I would love a kitchen like this

Elizabeth David began writing on her return from Egypt in 1946, where she had been working during the war, because she missed the food of the Mediterranean and the sunshine.  When her first book, A Book of Mediterranean Food, was published in 1950 food was still rationed and many of the ingredients were largely unobtainable, except sometimes in small shops in Soho, but the book was wonderfully aspirational, a reminder that food could be something more than a problem to be solved.  She went on to write a number of books on European food, which were followed by a few more scholarly, in depth books on English food, including a superb book on bread.  Although she died two decades ago, many modern chefs still cite her as an inspiration and if you love food I would recommend you get hold of her books and start reading.  The books are still in print, although second hand copies are available more cheaply and two colour books compilations of her recipes have been published more recently, At Elizabeth David's Table and Elizabeth David on Vegetables This Guardian article has more about Elizabeth David, her extraordinary life and her legacy.

If you knit and have heard of Elizabeth Zimmermann then you may understand more when I say that what Elizabeth Zimmermann was to knitting in the second half of the twentieth century, Elizabeth David was to food.  I often associate the two of them in my mind, they were born at a similar time into a similar social class and both were determined, opinionated women who pursued their passion.

You can find the other blog posts in the Year of Books here

Monday 17 February 2014

Ever wondered...

Ever wondered how they get the stripes in self-striping socks?  Let this video enlighten you.  It's in German but the pictures are fairly self explanatory.

Monday 10 February 2014

If

Rudyard Kipling wrote in his oft quoted poem If,
If you can meet with Triumph and Disaster
    And treat those two impostors just the same
This was to have been a post of triumph, that I had finished my Dad's Fair Isle sweater, that it fitted, that he loved it, a photo or two of the jumper, if not of him wearing it - he wants to get his hair cut first!  But... it is finished, it is photographed, it does not fit.  I have not blocked it properly (meaning that it is still a little tight all round) and the top of the arms is all wrong, big and puffy.

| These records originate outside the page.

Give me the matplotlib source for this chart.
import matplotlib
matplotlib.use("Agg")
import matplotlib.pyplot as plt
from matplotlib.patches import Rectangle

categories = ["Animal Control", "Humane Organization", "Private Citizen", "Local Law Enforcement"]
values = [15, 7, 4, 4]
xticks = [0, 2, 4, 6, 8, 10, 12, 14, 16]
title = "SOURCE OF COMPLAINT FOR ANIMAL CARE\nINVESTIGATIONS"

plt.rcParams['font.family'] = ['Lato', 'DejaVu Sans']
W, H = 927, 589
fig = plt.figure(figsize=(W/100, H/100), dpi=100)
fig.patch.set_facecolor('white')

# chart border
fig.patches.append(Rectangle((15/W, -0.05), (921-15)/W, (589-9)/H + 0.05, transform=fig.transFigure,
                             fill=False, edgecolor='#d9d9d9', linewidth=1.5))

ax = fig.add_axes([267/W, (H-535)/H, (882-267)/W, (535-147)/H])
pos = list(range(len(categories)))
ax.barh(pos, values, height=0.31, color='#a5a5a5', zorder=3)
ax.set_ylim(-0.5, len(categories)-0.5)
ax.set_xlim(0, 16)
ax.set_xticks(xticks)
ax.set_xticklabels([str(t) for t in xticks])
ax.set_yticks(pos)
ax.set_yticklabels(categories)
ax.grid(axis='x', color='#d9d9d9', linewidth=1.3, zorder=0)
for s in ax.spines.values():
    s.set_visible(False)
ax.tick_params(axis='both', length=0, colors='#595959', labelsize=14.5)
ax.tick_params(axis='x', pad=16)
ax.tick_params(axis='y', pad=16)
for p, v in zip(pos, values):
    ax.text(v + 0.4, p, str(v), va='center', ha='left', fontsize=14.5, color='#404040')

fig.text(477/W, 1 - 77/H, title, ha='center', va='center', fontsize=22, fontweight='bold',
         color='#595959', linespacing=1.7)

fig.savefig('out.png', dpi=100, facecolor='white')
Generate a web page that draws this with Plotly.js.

After four months of working more or less solidly on nothing else my first reaction was devastation.  That set back set off my tendency to catastrophize, triggering all of my worst, blackest thoughts of myself and my fear of failure and fear that I am a failure.  Inside my head has not been a pretty place this afternoon Everything felt overwhelming and hopeless and I simply could not see how I could ever sort it out or face trying to sort the jumper out.  I felt angry with the jumper and with myself, angry that I had wasted four months, that I had not been able to knit anything for me in that time (what a horrible selfish thought that one is), angry with the world.  At one point I even considered taking the scissors to the thing: not in a cutting a steek manner either.

It took most of the afternoon, good friends, some good Christian music, a nap and a particularly good edition of Just a Minute on radio 4 to help me to climb out of that particular sink-hole.  All of this came on a day that was not a particularly good day anyhow, I felt tired and headachy, the weather was vile again and life seemed dull again.  Now that I have calmed down I can see a way forward.  There is not actually that much that needs re-doing, just the two sleeve caps, which in the light of an entire jumper's worth of Fair Isle is fairly minor.  I think, upon reflection, that I am going to unpick the sleeve caps, having put life-lines into the arm stitches, knit down from the armholes in the traditional manner and then graft the sleeves back on again.  I have plenty of yarn left to do this with and hopefully it will not take too long.

And if that fails?  I'm going to dust myself off, pick myself up, take off the sleeves and knit ribbing around the armholes and he can have a tank top and lump it!

Meanwhile I will try to learn from my mistakes and try to be less afraid, sometimes this fear of failure leaves me completely frozen unable to try new things in case they go wrong.  Rational self knows that this is nonsense and that my first attempts to walk or talk or write did not always go right and needed lots of tries to get right, so why do I not see that this needs to be the case with learning new things as an adult?  Designing a Fair Isle jumper from scratch is a big undertaking, I could not expect to achieve it without making mistakes and wool is a fairly forgiving medium.  I have dealt with other things going wrong with it such as getting the v-neck in the wrong place, so why the melt-down today?  Mental health recovery seems to be a process of two steps forward, one step back, probably best to see today as a one step back and a learning experience.  One day I will be able to keep my head.

Sunday 2 February 2014

A finished baby cardigan

P1030701

Ta dah!  A finished Baby Sweater on Two Needles, often called the February Baby Sweater, as it appears in the February section of Elizabeth Zimmermann's Knitter's Almanac, an excellent and original little book.  Although it is worth noting that Elizabeth Zimmermann's pattern writing style is concise and takes a little getting used to; she expects her knitter to be using her (or his) brain when knitting, one's hand is not held through every step.  However, her patterns are rewarding when one has done the spadework and this cardigan is one of my favourite cardigans to knit for baby girls.  I have used Sandnes Garn Smart, a Norwegian yarn available from Scandinavian Knitting Design.  Now all I have to do is reposition the bottom button, which for some reason I have sewn on in completely the wrong place (relief at finally nearly finishing sewing on the buttons going to my head?) and post it to the intended recipient before their daughter outgrows it.

Next time I will definitely do the sleeves in the round, make the body a little longer and work out a more widely spaced option for the buttons as there are ten of them, which seems excessive on a baby cardigan and takes ages to do up.  Ravelry page here.

There we are, some knitting content at last, doesn't that feel better?